The great thing about journalism is that you can find your way into it with any degree if you have the aptitude and you are prepared to adapt your knowledge and work hard to learn some practical skills.

The editor of the Celebrity Gossip site TMZ.com, Harvey Levin, is a trained lawyer. In some ways the two things may be unconnected, but if you stop and think about it, a knowledge of what you can say and how you can defend yourself in court can be incredibly useful for someone reporting on the lives of highly litigious Hollywood stars.

In Up To Speed’s own survey of 75 leading British journalists, there are two lawyers among the well-known faces and names. The sports presenter Gaby Logan has an LLB from Durham and the news reporter and presenter Andrea Catherwood read Law at Manchester.

There are a couple of other minority subjects on our list. Sky News presenter Anna Botting read Geography at Oxford while David Shukman read it at Durham before finding his way into a job as a BBC News Correspondent. Another Durham graduate is BBC Presenter Kate Silverton, who read Psychology, a subject tackled at Stirling by the Editor of Channel 4 News, Jim Gray. 

Five people on our list are scientists. ITV News Science Editor Lawrence McGinty began by taking a Zoology degree at Liverpool and Zoology was also the subject of choice for the influential environment reporter and writer George Monbiot, who is an Oxford graduate. The Physics degree at Imperial College, London produced Newsnight’s science expert Susan Watts. The Today programme presenter Sarah Montagu took a degree in Biology at Bristol and David Attenborough started his life on television by taking Natural Sciences at Cambridge.

There are also six eminent historians on our list: Andrew Rawnsley(Cambridge), Matt Frei who also read Spanish(Oxford), Rageh Omah(Oxford), Dermot Murnaghan(Sussex), Tom Bradby(Edinburgh) and Jeremy Bowen(UCL).

And finally, what about journalism itself or media studies?
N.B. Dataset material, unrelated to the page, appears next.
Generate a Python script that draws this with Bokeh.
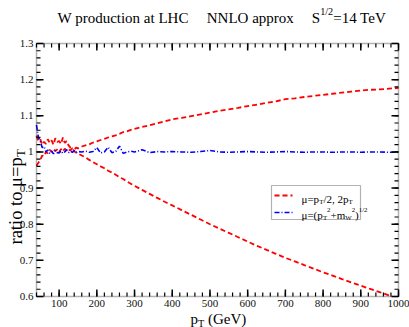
import math
from bokeh.plotting import figure
from bokeh.models import Range1d, Label, BoxAnnotation
from bokeh.core.properties import value
from bokeh.embed import file_html
from bokeh.resources import INLINE

# ---------------- data ----------------
pt = [40, 45, 50, 55, 60, 65, 70, 75, 80, 85, 90, 95, 100, 105, 110, 115, 120, 125, 130, 135,
      140, 145, 150, 160, 170, 180, 190, 200, 210, 220, 230, 240, 250, 260, 270, 280, 290, 300,
      320, 340, 360, 380, 400, 425, 450, 475, 500, 525, 550, 575, 600, 625, 650, 675, 700, 725,
      750, 775, 800, 825, 850, 875, 900, 925, 950, 975, 1000]

ratio_upper = [0.962, 0.970, 0.978, 0.990, 0.988, 1.000, 0.996, 1.006, 1.000, 1.008, 1.002, 1.007,
               0.999, 1.008, 1.001, 1.009, 1.003, 1.007, 1.004, 1.010, 1.006, 1.012, 1.010, 1.015,
               1.018, 1.021, 1.026, 1.029, 1.033, 1.036, 1.040, 1.043, 1.046, 1.050, 1.055, 1.057,
               1.061, 1.064, 1.069, 1.074, 1.079, 1.085, 1.090, 1.094, 1.099, 1.104, 1.109, 1.114,
               1.118, 1.122, 1.127, 1.131, 1.136, 1.140, 1.146, 1.148, 1.152, 1.155, 1.158, 1.161,
               1.164, 1.167, 1.170, 1.172, 1.173, 1.175, 1.177]

ratio_lower = [1.045, 1.030, 1.035, 1.020, 1.028, 1.022, 1.035, 1.025, 1.032, 1.020, 1.038, 1.028,
               1.030, 1.022, 1.040, 1.025, 1.030, 1.018, 1.012, 1.010, 1.002, 0.998, 0.996, 0.990,
               0.985, 0.978, 0.972, 0.966, 0.960, 0.955, 0.948, 0.943, 0.937, 0.930, 0.925, 0.918,
               0.912, 0.906, 0.895, 0.884, 0.873, 0.862, 0.852, 0.839, 0.826, 0.813, 0.800, 0.788,
               0.776, 0.764, 0.752, 0.740, 0.729, 0.718, 0.707, 0.697, 0.687, 0.677, 0.667, 0.658,
               0.648, 0.639, 0.630, 0.621, 0.612, 0.603, 0.594]

ratio_mw = [1.075, 1.040, 1.030, 1.012, 1.015, 1.000, 1.005, 0.996, 1.002, 0.995, 1.004, 0.998,
            0.997, 1.003, 0.996, 1.000, 1.006, 0.998, 1.002, 0.999, 1.003, 0.998, 1.001, 1.000,
            1.002, 0.999, 1.001, 1.012, 0.997, 1.000, 1.013, 0.998, 1.001, 1.016, 0.996, 1.000,
            1.002, 1.000, 1.006, 0.998, 1.001, 1.000, 1.001, 1.000, 0.999, 1.001, 1.004, 1.000,
            0.999, 1.000, 1.001, 1.000, 0.999, 1.000, 1.001, 1.000, 0.999, 1.000, 1.000, 0.999,
            1.000, 1.000, 0.999, 1.000, 1.000, 0.999, 0.999]

x_major = [100, 200, 300, 400, 500, 600, 700, 800, 900, 1000]
x_minor = list(range(40, 1001, 20))
y_major = [0.6, 0.7, 0.8, 0.9, 1.0, 1.1, 1.2, 1.3]
y_minor = [round(0.6 + 0.02 * i, 2) for i in range(36)]
x_tick_labels = [str(v) for v in x_major]
y_tick_labels = [f"{v:g}" for v in y_major]

# ---------------- layout (canvas px) ----------------
W, H = 409, 327
BXL, BXR, BYT, BYB = 36, 398, 43, 296     # plot box edges
X0, X1, Y0, Y1 = 40, 1000, 0.6, 1.3        # data limits of the plot box
FONT = "Liberation Serif"

KX = (BXR - BXL) / (X1 - X0)
KY = (BYB - BYT) / (Y1 - Y0)

p = figure(width=W, height=H, output_backend="svg", toolbar_location=None,
           x_range=Range1d(X0 - BXL / KX, X1 + (W - BXR) / KX),
           y_range=Range1d(Y0 - (H - BYB) / KY, Y1 + BYT / KY),
           min_border_left=0, min_border_right=0, min_border_top=0, min_border_bottom=0,
           x_axis_type=None, y_axis_type=None)
p.grid.visible = False
p.outline_line_color = None
p.background_fill_color = "white"
p.border_fill_color = "white"


def dx(cx):
    return X0 + (cx - BXL) / KX


def dy(cy):
    return Y1 - (cy - BYT) / KY


# ---------------- curves ----------------
p.line(pt, ratio_upper, line_color="#ff0000", line_width=1.8, line_dash="5 3")
low_x = [x for x, v in zip(pt, ratio_lower) if v >= Y0]
low_y = [v for v in ratio_lower if v >= Y0]
p.line(low_x, low_y, line_color="#ff0000", line_width=1.8, line_dash="5 3")
p.line(pt, ratio_mw, line_color="#0000ff", line_width=1.6, line_dash="5 2 1 2")

# ---------------- plot box, ticks, tick labels ----------------
p.add_layout(BoxAnnotation(left=X0, right=X1, bottom=Y0, top=Y1, fill_color=None,
                           line_color="black", line_width=1.5, level="overlay"))

MAJ, MIN = 7, 4
for xs, ln, lw in ((x_major, MAJ, 1.5), (x_minor, MIN, 1.2)):
    p.ray(x=xs, y=[Y0] * len(xs), length=ln, length_units="screen", angle=math.pi / 2,
          line_color="black", line_width=lw)
    p.ray(x=xs, y=[Y1] * len(xs), length=ln, length_units="screen", angle=-math.pi / 2,
          line_color="black", line_width=lw)
for ys, ln, lw in ((y_major, MAJ, 1.5), (y_minor, MIN, 1.2)):
    p.ray(x=[X0] * len(ys), y=ys, length=ln, length_units="screen", angle=0,
          line_color="black", line_width=lw)
    p.ray(x=[X1] * len(ys), y=ys, length=ln, length_units="screen", angle=math.pi,
          line_color="black", line_width=lw)

p.text(x=x_major, y=[dy(BYB + 3)] * len(x_major), text=x_tick_labels,
       text_font=value(FONT), text_font_size="11px", text_color="#111111",
       text_align="center", text_baseline="top")
p.text(x=[dx(BXL - 3)] * len(y_major), y=y_major, text=y_tick_labels,
       text_font=value(FONT), text_font_size="11px", text_color="#111111",
       text_align="right", text_baseline="middle")

# ---------------- rich text (sub/superscripts) ----------------
EM = {' ': .25, '(': .333, ')': .333, '+': .564, ',': .25, '.': .25, '/': .278, '=': .564,
      'A': .722, 'C': .667, 'G': .722, 'H': .722, 'L': .611, 'N': .722, 'O': .722, 'S': .556,
      'T': .611, 'V': .722, 'W': .944, 'a': .444, 'c': .444, 'd': .5, 'e': .444, 'i': .278,
      'm': .778, 'n': .5, 'o': .5, 'p': .5, 'r': .333, 't': .278, 'u': .5, 'x': .5, 'μ': .55}


def twidth(s, size):
    return sum(EM.get(c, .5) for c in s) * size


def rich(cx, cy, segs, fs, vertical=False, small=0.68):
    ax, ay = cx, H - cy
    adv = 0.0
    for text, kind in segs:
        if kind == "gap":
            adv += float(text) * fs
            continue
        size = fs if kind == "n" else fs * small
        shift = {"n": 0.0, "sub": -0.3 * fs, "sup": 0.42 * fs}[kind]
        if vertical:
            lab = Label(x=ax - shift, y=ay + adv, angle=math.pi / 2)
        else:
            lab = Label(x=ax + adv, y=ay + shift)
        lab.x_units = "screen"
        lab.y_units = "screen"
        lab.level = "overlay"
        lab.text = text
        lab.text_font = FONT
        lab.text_font_size = f"{size:.1f}px"
        lab.text_color = "black"
        lab.text_baseline = "alphabetic"
        lab.text_align = "left"
        p.add_layout(lab)
        adv += twidth(text, size)


# title
rich(57, 17, [("W production at LHC", "n"), ("1.2", "gap"), ("NNLO approx", "n"), ("1.2", "gap"),
              ("S", "n"), ("1/2", "sup"), ("=14 TeV", "n")], 15)
# x axis title
rich(190, 318, [("p", "n"), ("T", "sub"), ("0.25", "gap"), ("(GeV)", "n")], 15)
# y axis title
rich(15, 244, [("ratio", "n"), ("0.25", "gap"), ("to", "n"), ("0.25", "gap"),
               ("μ=p", "n"), ("T", "sub")], 18.5, vertical=True)

# ---------------- legend ----------------
BL, BR, BT, BB = 271, 360, 185, 219
p.add_layout(BoxAnnotation(left=dx(BL), right=dx(BR), top=dy(BT), bottom=dy(BB),
                           fill_color="white", fill_alpha=1.0,
                           line_color="black", line_width=1.2, level="annotation"))
key_x = [dx(BL + 3), dx(BL + 21)]
p.line(key_x, [dy(BT + 10)] * 2, line_color="#ff0000", line_width=1.8, line_dash="5 3",
       level="overlay")
p.line(key_x, [dy(BT + 27)] * 2, line_color="#0000ff", line_width=1.6, line_dash="5 2 1 2",
       level="overlay")
rich(BL + 30, BT + 13, [("μ=p", "n"), ("T", "sub"), ("/2,", "n"), ("0.25", "gap"),
                        ("2p", "n"), ("T", "sub")], 11, small=0.62)
rich(BL + 30, BT + 29, [("μ=(p", "n"), ("T", "sub"), ("2", "sup"), ("+m", "n"), ("W", "sub"),
                        ("2", "sup"), (")", "n"), ("1/2", "sup")], 11, small=0.62)

open("out.html", "w").write(file_html(p, INLINE))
The BBC Special Correspondent Richard Bilton read Media and Communication at the University of Central England, now Birmingham City University.

The fact that there is only one media graduate on our list may suggest that journalism as a first degree has a lot of catching up to do. However, the picture is not as simple as that. First, many of the journalists we feature took postgraduate courses in journalism, some won coveted traineeships with ITN, the BBC or national newspapers and others, like the Old Etonian editor of the Evening Standard, worked on local papers taking the NCTJ’s qualifications. And secondly, Journalism BA degrees were not an option when many of the people on the list started their careers. A recent survey of Multi-Media Journalism graduates from Bournemouth University shows that its course has given hundreds, if not thousands of people a first-break in the industry.

The Sutton Trust Report may lead many to conclude that journalism is a career with a bias towards a well-connected Oxbridge elite. There may be an element of truth in this, because editors may explicitly, or unwittingly, hire in their own image. They may also value the specialist knowledge that some graduates can bring to the role. However, anyone assuming that their First in PPE from Oxford or in English from Cambridge will guarantee them immediate respect in any British newsroom has another thing coming. You are only as good as your last story. If there are a lot of Oxbridge graduates on Up To Speed’s list it may simply be down to the fact that the people who win places at Oxford or Cambridge do so through a combination of brains, ambition and determination to succeed – traits which help them to climb to the top in the competitive world of journalism. So, it’s perhaps no surprise that twenty-five years after he won the Oxford Pushy Fresher award, Nick Robinson enjoys the coveted title of BBC Political Editor.